News
Security agencies invite six alleged terror financiers for questioning
Security agencies have invited six individuals and three companies recently designated by the Nigeria Sanctions Committee (NSC) for alleged terrorism financing, as investigations into their suspected links to the Islamic State West Africa Province (ISWAP) and affiliated terrorist networks intensify.
Also, the Federal Government has so far secured 1,721 terrorism-related convictions through mass trials of terrorists since the programme began in 2017.
Meanwhile, the Director-General of the Department of State Services (DSS), Oluwatosin Ajayi, has disclosed that the Service is pursuing several high-impact cybercrime prosecutions as part of efforts to strengthen deterrence and curb the misuse of digital platforms.
According to the United Nations, communities in northern Nigeria have reported cases of individuals joining bandits so they can have food or income. This is just as hunger across Nigeria’s conflict-hit North is at levels not seen in a decade, as violence spreads and aid shrinks.
The coordinated initiative of the Federal Government involved the Office of the National Security Adviser (ONSA), the Federal Ministry of Justice, the judiciary, security and law enforcement agencies, and international partners.
The ONSA Director Legal Services, Zakari Mijinyawa, disclosed this yesterday during a Joint Security Press Briefing by spokespersons of security, defence and law enforcement agencies.
Ten phases of the mass trials have been conducted, resulting in 1,721 convictions for terrorism and related offences.
The trial ensured that defendants against whom the prosecution could not establish guilt beyond a reasonable doubt were discharged or acquitted, demonstrating the government’s commitment to due process, the rule of law, and fair trial standards.
THE invitation followed the designation of the suspected financiers by the Nigeria Financial Intelligence Unit (NFIU), which also directed the freezing of all funds, assets and economic resources linked to them in line with the Terrorism (Prevention and Prohibition) Act, 2022, and relevant United Nations Security Council (UNSC) resolutions.
Speaking at a joint media briefing by security, defence and law enforcement agencies in Abuja yesterday, an official of NFIU, Kingsley Amaku, said the designations were based on extensive intelligence gathering, financial investigations and inter-agency assessments.
According to him, the designated individuals are Muktar Adamu, Ibrahim Ogirima, Adamu Chiroma, Ibrahim Abubakar, Abdullahi Usman and Babangida Hammajam. The affected entities are Abbal Bako & Sons Bureau De Change Limited, Generation Currency BDC Limited and Nine to Nine BDC Limited.
Amaku noted that Muktar Adamu was also sanctioned by the United States Department of the Treasury’s Office of Foreign Assets Control (OFAC), alongside Generation Currency BDC Limited and Nine to Nine BDC Limited, for their alleged role in supporting terrorist financing.
He said financial institutions and Designated Non-Financial Businesses and Professions (DNFBPs) had been directed to immediately identify and freeze assets linked to the designated persons and entities.

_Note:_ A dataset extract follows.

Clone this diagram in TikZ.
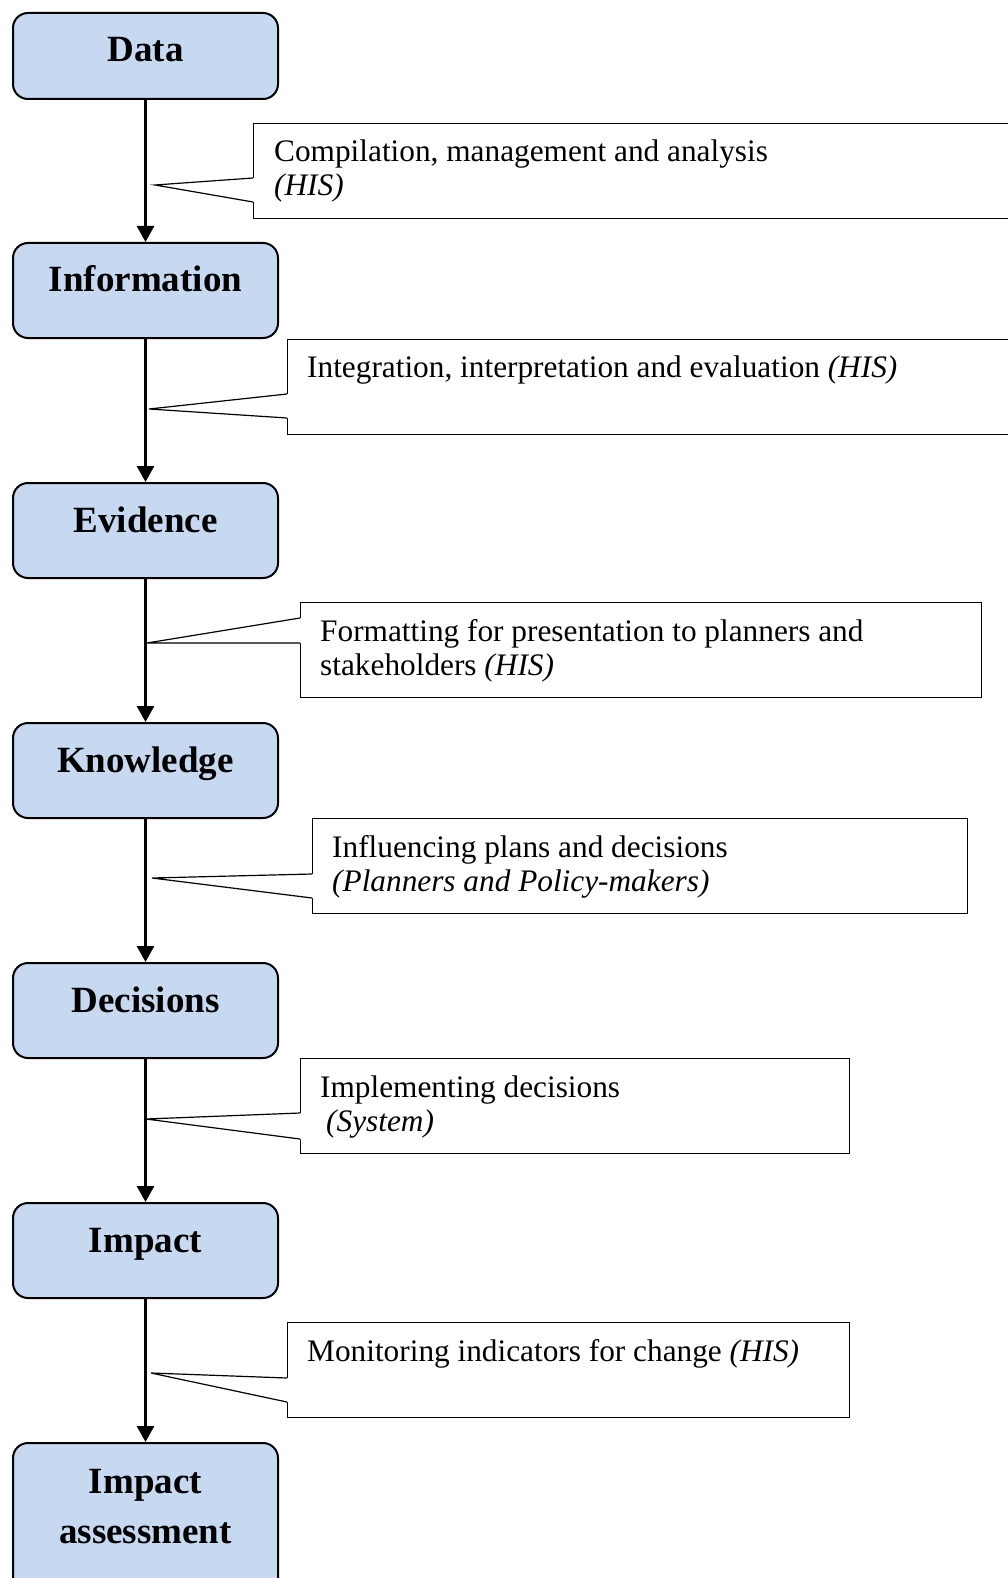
\documentclass[tikz,border=0pt]{standalone}
\usepackage{fontspec}
\setmainfont{Liberation Serif}
\usetikzlibrary{arrows.meta,calc}
\definecolor{boxblue}{HTML}{C6D9F1}

% pointer of a callout: #1 = callout node (its tip is the coordinate #1tip),
% #2/#3 = offsets of the pointer base below the callout's top edge
\newcommand{\calloutptr}[3]{%
  \fill[white] ($(#1.north west)+(0,#2)$) -- (#1tip) -- ($(#1.north west)+(0,#3)$)
     -- ($(#1.north west)+(1.5,#3)$) -- ($(#1.north west)+(1.5,#2)$) -- cycle;
  \draw[ptr] ($(#1.north west)+(0,#2)$) -- (#1tip) -- ($(#1.north west)+(0,#3)$);}

\begin{document}
\begin{tikzpicture}[x=1pt,y=-1pt,
  stage/.style={draw=black, line width=2pt, fill=boxblue, rounded corners=15pt,
    minimum width=265pt, minimum height=95pt, inner sep=0pt, anchor=north west},
  stagetext/.style={font=\fontsize{37}{50}\selectfont\bfseries, align=center,
    inner sep=0pt, anchor=base},
  flow/.style={line width=2.6pt, -{Triangle[length=16pt,width=17pt]}},
  note/.style={draw=black, line width=1.2pt, fill=white, inner sep=0pt,
    minimum height=95pt, anchor=north west},
  notetext/.style={font=\fontsize{31.3}{34}\selectfont, align=left, inner sep=0pt,
    anchor=base west},
  ptr/.style={line width=1.2pt}
]
\useasboundingbox (0,0) rectangle (1008,1578);
\clip (0,0) rectangle (1008,1578);

% stages
\node[stage, minimum height=86pt] (data) at (12,12) {};
\node[stage] (info) at (12,242) {};
\node[stage] (evid) at (12,482) {};
\node[stage] (know) at (12,722) {};
\node[stage] (deci) at (12,962) {};
\node[stage] (impc) at (12,1202) {};
\node[stage, minimum height=150pt] (impa) at (12,1442) {};

% labels sit on their last baseline
\node[stagetext] (dataT) at ($(data.north)+(0,50)$) {Data};
\node[stagetext] (infoT) at ($(info.north)+(0,50)$) {Information};
\node[stagetext] (evidT) at ($(evid.north)+(0,50)$) {Evidence};
\node[stagetext] (knowT) at ($(know.north)+(0,50)$) {Knowledge};
\node[stagetext] (deciT) at ($(deci.north)+(0,50)$) {Decisions};
\node[stagetext] (impcT) at ($(impc.north)+(0,50)$) {Impact};
\node[stagetext] (impaT) at ($(impa.north)+(0,101)$) {Impact\\assessment};

% flow arrows
\draw[flow] (data) -- (info);
\draw[flow] (info) -- (evid);
\draw[flow] (evid) -- (know);
\draw[flow] (know) -- (deci);
\draw[flow] (deci) -- (impc);
\draw[flow] (impc) -- (impa);

% callouts
\node[note, minimum width=800pt] (n1) at (253,123) {};
\coordinate (n1tip) at (155,185);
\calloutptr{n1}{55}{79}
\node[notetext] (n1T) at ($(n1.north west)+(21,73)$)
  {Compilation, management and analysis\\\textit{(HIS)}};

\node[note, minimum width=800pt] (n2) at (287,339) {};
\coordinate (n2tip) at (149,409);
\calloutptr{n2}{55}{79}
\node[notetext] (n2T) at ($(n2.north west)+(20,38)$)
  {Integration, interpretation and evaluation \textit{(HIS)}};

\node[note, minimum width=681pt] (n3) at (300,602) {};
\coordinate (n3tip) at (147,643);
\calloutptr{n3}{16}{41}
\node[notetext] (n3T) at ($(n3.north west)+(20,73)$)
  {Formatting for presentation to planners and\\stakeholders \textit{(HIS)}};

\node[note, minimum width=655pt] (n4) at (312,818) {};
\coordinate (n4tip) at (152,878);
\calloutptr{n4}{56}{80}
\node[notetext] (n4T) at ($(n4.north west)+(20,73)$)
  {Influencing plans and decisions\\\textit{(Planners and Policy-makers)}};

\node[note, minimum width=549pt] (n5) at (300,1058) {};
\coordinate (n5tip) at (146,1119);
\calloutptr{n5}{55}{81}
\node[notetext] (n5T) at ($(n5.north west)+(20,73)$)
  {Implementing decisions\\\hspace*{6pt}\textit{(System)}};

\node[note, minimum width=562pt] (n6) at (287,1322) {};
\coordinate (n6tip) at (151,1373);
\calloutptr{n6}{56}{80}
\node[notetext] (n6T) at ($(n6.north west)+(20,39)$)
  {Monitoring indicators for change \textit{(HIS)}};
\end{tikzpicture}
\end{document}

SPEAKING at the public presentation of Electronic Evidence (Second Edition) and A Compendium of Cases on Electronic Evidence, Volume II, Ajayi said the DSS had deliberately identified cases capable of setting legal precedents and discouraging cyber-enabled offences.
According to him, investigators and prosecutors are focusing on cases whose outcomes could reinforce compliance with the law and promote responsible use of digital platforms.
“We are prosecuting a number of suspects who committed offences under that Act,” Ajayi said, referring to the Cybercrimes Act.
He added that DSS had intentionally selected a handful of cases expected to have significant deterrent value.
“We have picked one, or two, or three, four, five, six that will give impact,” he said.
The DSS chief also revealed that one of the pending cases involves a presidential candidate alleged to have made statements against the President, but declined to provide further details because the matter is before the court.
“There is one of them who is a presidential candidate and disparaged a sitting President. We chose that one. I can’t talk about him because he is in court,” he stated.
MAKING the bandits’ recruitment revelations, yesterday, the UN’s World Food Programme (WFP) noted that more than 17 million persons in the North were experiencing “crisis, emergency or catastrophic levels” of hunger.
Nigeria has been battling a jihadist insurgency in the North-East since 2009, with recent expansions into the North-West.
“What concerns us most is how this crisis is expanding,” WFP Regional Director for West and Central Africa, Kinday Samba, stated, adding that the spread of violence “across a much wider area” forces people from farmland, drives displacement, and restricts humanitarian access.
The International Monetary Fund (IMF) reported last month that poverty rose under President Bola Tinubu, who embarked on a raft of economic reforms supported by economists but which have also driven up prices.
At the height of the 2025 “lean season”, when the previous year’s food stocks were running low but new crops weren’t ready for harvest, the agency delivered food and nutrition aid to 1.3 million people.